## PROMPT:
Give back, word for word, only the lines from the opening of the records through the one with "sns.barplot(data=df_cor, ax=ax2, **common)". Pictures stay out.

Source data
+--
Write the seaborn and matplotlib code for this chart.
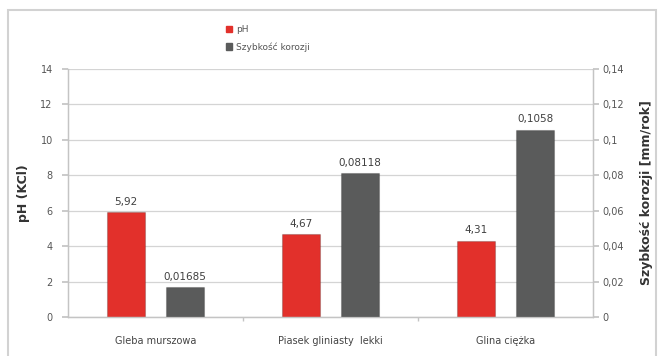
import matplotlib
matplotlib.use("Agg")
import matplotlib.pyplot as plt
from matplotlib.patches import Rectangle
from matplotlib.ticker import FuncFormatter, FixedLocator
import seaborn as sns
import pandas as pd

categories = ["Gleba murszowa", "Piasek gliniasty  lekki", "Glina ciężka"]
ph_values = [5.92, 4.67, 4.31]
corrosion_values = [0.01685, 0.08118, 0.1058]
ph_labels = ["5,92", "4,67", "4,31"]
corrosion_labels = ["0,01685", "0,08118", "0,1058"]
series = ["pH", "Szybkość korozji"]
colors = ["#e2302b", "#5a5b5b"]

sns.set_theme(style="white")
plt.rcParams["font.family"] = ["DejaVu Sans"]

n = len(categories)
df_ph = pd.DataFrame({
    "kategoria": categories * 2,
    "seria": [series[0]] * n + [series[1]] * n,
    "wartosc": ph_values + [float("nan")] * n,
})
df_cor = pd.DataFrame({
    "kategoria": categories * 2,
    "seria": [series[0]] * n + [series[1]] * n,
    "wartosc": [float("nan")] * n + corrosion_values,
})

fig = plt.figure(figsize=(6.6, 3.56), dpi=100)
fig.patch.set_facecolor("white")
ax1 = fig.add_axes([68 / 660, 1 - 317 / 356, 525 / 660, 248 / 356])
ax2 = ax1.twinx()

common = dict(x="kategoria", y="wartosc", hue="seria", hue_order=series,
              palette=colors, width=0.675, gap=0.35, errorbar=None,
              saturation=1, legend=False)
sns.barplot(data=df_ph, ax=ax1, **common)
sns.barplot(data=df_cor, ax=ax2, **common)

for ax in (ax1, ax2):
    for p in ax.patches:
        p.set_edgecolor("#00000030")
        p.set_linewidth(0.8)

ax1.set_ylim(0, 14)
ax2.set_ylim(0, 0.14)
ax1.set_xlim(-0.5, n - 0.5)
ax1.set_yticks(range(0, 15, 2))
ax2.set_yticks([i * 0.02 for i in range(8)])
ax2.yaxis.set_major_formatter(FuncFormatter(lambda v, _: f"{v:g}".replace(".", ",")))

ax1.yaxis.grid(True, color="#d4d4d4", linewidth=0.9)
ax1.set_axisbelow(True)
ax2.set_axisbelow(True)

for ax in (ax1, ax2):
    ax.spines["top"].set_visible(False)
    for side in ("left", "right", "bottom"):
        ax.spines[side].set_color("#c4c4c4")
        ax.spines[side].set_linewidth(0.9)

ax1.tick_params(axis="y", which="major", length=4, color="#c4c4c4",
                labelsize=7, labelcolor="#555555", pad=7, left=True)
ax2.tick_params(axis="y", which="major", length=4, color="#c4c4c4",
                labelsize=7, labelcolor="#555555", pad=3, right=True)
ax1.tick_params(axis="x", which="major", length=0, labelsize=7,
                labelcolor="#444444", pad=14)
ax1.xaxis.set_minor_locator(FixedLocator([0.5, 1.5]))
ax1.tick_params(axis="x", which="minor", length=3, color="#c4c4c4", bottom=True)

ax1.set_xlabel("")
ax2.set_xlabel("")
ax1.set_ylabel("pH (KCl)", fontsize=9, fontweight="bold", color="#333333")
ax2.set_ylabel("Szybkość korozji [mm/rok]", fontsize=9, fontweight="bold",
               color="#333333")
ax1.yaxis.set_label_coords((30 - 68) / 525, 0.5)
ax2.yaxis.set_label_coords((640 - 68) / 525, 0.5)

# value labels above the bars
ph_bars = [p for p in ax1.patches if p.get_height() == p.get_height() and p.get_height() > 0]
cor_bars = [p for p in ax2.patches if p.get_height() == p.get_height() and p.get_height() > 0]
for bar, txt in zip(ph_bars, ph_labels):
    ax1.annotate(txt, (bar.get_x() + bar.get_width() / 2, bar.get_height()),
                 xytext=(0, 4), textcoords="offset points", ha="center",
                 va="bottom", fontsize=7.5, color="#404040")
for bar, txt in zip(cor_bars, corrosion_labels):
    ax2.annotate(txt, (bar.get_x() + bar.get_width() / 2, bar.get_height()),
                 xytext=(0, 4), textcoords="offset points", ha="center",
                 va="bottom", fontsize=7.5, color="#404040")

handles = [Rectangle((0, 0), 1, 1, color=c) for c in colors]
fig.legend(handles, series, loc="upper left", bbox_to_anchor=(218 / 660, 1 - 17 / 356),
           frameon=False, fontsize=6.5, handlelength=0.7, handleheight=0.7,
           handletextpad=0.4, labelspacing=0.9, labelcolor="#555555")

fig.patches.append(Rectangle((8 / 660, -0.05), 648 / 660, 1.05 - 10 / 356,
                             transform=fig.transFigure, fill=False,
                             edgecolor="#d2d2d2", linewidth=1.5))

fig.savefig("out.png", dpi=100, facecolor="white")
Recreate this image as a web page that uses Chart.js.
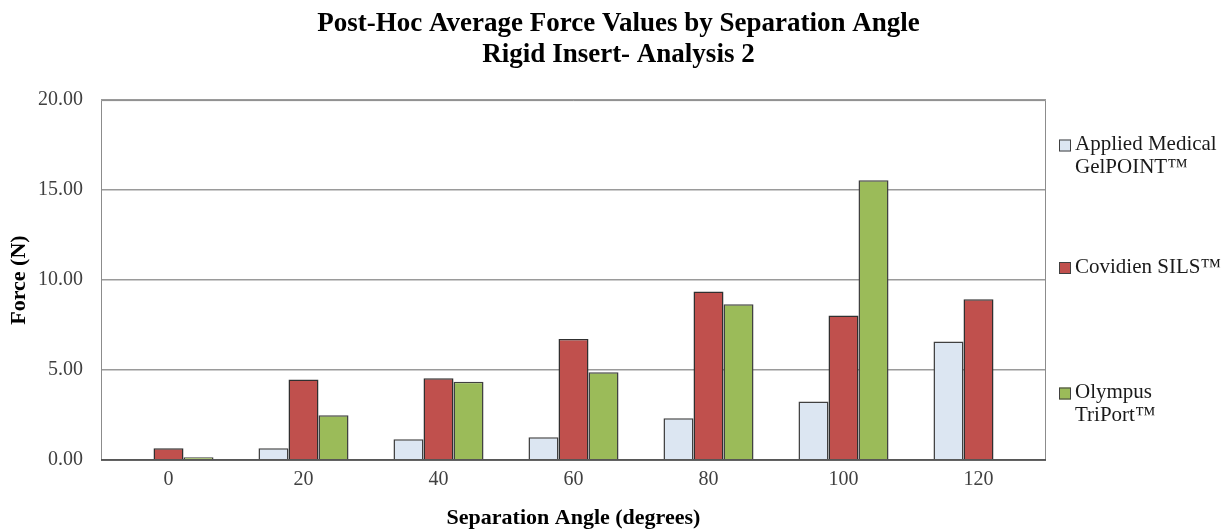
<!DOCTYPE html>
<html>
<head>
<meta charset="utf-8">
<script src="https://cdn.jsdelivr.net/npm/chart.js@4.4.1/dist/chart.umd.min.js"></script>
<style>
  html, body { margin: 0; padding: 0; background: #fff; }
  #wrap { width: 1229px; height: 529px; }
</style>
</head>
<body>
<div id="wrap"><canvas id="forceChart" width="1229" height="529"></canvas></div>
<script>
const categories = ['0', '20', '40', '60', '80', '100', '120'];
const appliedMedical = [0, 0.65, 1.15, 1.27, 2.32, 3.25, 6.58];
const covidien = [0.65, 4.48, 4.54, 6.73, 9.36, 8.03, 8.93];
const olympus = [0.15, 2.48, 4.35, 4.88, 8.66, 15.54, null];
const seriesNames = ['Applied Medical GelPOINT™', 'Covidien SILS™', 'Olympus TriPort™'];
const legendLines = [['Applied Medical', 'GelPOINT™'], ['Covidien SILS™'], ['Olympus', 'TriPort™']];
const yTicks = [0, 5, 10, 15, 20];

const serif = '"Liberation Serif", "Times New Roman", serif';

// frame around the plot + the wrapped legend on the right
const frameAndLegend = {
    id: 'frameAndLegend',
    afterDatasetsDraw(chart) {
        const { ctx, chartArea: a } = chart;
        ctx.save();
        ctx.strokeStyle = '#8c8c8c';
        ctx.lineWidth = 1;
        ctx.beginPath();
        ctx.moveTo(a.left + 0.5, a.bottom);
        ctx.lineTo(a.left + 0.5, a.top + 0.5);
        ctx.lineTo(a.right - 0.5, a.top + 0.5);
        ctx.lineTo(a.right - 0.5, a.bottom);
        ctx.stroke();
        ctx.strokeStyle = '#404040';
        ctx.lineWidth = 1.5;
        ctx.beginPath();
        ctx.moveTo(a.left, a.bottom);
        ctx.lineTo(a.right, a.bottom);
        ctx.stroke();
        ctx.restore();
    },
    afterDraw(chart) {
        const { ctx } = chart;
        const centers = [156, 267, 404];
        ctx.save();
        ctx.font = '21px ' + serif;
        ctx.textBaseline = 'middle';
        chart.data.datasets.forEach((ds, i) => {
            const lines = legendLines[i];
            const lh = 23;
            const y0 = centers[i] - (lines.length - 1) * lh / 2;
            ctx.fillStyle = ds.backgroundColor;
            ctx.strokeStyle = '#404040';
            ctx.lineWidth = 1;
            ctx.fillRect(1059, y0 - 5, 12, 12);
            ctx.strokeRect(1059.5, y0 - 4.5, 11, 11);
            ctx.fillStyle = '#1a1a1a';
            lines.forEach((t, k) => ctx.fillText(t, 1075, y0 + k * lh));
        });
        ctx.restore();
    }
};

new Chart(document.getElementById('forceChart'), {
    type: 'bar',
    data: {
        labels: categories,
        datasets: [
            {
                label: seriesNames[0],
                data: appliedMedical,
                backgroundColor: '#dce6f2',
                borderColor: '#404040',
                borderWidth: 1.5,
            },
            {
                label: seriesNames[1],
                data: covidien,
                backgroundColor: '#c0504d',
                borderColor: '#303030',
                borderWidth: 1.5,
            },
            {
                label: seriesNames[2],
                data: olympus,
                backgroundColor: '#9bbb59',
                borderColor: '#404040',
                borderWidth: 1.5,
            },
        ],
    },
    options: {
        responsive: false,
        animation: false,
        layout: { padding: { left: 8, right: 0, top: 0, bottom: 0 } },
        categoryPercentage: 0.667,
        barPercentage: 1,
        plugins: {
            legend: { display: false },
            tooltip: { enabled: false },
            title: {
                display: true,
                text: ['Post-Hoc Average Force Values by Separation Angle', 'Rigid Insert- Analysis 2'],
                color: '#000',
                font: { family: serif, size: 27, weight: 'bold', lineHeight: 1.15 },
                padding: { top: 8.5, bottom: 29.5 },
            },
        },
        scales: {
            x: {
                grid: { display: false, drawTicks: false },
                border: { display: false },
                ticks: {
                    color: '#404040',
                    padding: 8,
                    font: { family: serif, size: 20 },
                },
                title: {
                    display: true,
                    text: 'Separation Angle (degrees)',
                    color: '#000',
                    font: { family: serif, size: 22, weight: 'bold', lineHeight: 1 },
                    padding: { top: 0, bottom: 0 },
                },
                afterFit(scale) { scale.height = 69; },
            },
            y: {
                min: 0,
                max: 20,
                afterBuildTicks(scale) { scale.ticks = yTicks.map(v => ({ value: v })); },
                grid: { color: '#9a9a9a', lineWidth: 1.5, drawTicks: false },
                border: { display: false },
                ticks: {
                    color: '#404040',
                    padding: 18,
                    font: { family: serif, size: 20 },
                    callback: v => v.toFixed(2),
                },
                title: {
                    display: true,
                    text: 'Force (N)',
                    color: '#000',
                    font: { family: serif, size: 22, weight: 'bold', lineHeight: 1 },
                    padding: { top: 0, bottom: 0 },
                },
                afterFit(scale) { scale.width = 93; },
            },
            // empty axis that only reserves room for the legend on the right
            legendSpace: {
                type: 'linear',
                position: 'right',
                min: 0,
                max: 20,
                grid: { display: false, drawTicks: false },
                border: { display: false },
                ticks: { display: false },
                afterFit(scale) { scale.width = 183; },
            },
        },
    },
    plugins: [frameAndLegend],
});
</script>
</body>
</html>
+--
## REPLY:
Write the seaborn and matplotlib code for this chart.
import matplotlib
matplotlib.use("Agg")
import matplotlib.pyplot as plt
from matplotlib.patches import Rectangle
from matplotlib.ticker import FuncFormatter, FixedLocator
import seaborn as sns
import pandas as pd

categories = ["Gleba murszowa", "Piasek gliniasty  lekki", "Glina ciężka"]
ph_values = [5.92, 4.67, 4.31]
corrosion_values = [0.01685, 0.08118, 0.1058]
ph_labels = ["5,92", "4,67", "4,31"]
corrosion_labels = ["0,01685", "0,08118", "0,1058"]
series = ["pH", "Szybkość korozji"]
colors = ["#e2302b", "#5a5b5b"]

sns.set_theme(style="white")
plt.rcParams["font.family"] = ["DejaVu Sans"]

n = len(categories)
df_ph = pd.DataFrame({
    "kategoria": categories * 2,
    "seria": [series[0]] * n + [series[1]] * n,
    "wartosc": ph_values + [float("nan")] * n,
})
df_cor = pd.DataFrame({
    "kategoria": categories * 2,
    "seria": [series[0]] * n + [series[1]] * n,
    "wartosc": [float("nan")] * n + corrosion_values,
})

fig = plt.figure(figsize=(6.6, 3.56), dpi=100)
fig.patch.set_facecolor("white")
ax1 = fig.add_axes([68 / 660, 1 - 317 / 356, 525 / 660, 248 / 356])
ax2 = ax1.twinx()

common = dict(x="kategoria", y="wartosc", hue="seria", hue_order=series,
              palette=colors, width=0.675, gap=0.35, errorbar=None,
              saturation=1, legend=False)
sns.barplot(data=df_ph, ax=ax1, **common)
sns.barplot(data=df_cor, ax=ax2, **common)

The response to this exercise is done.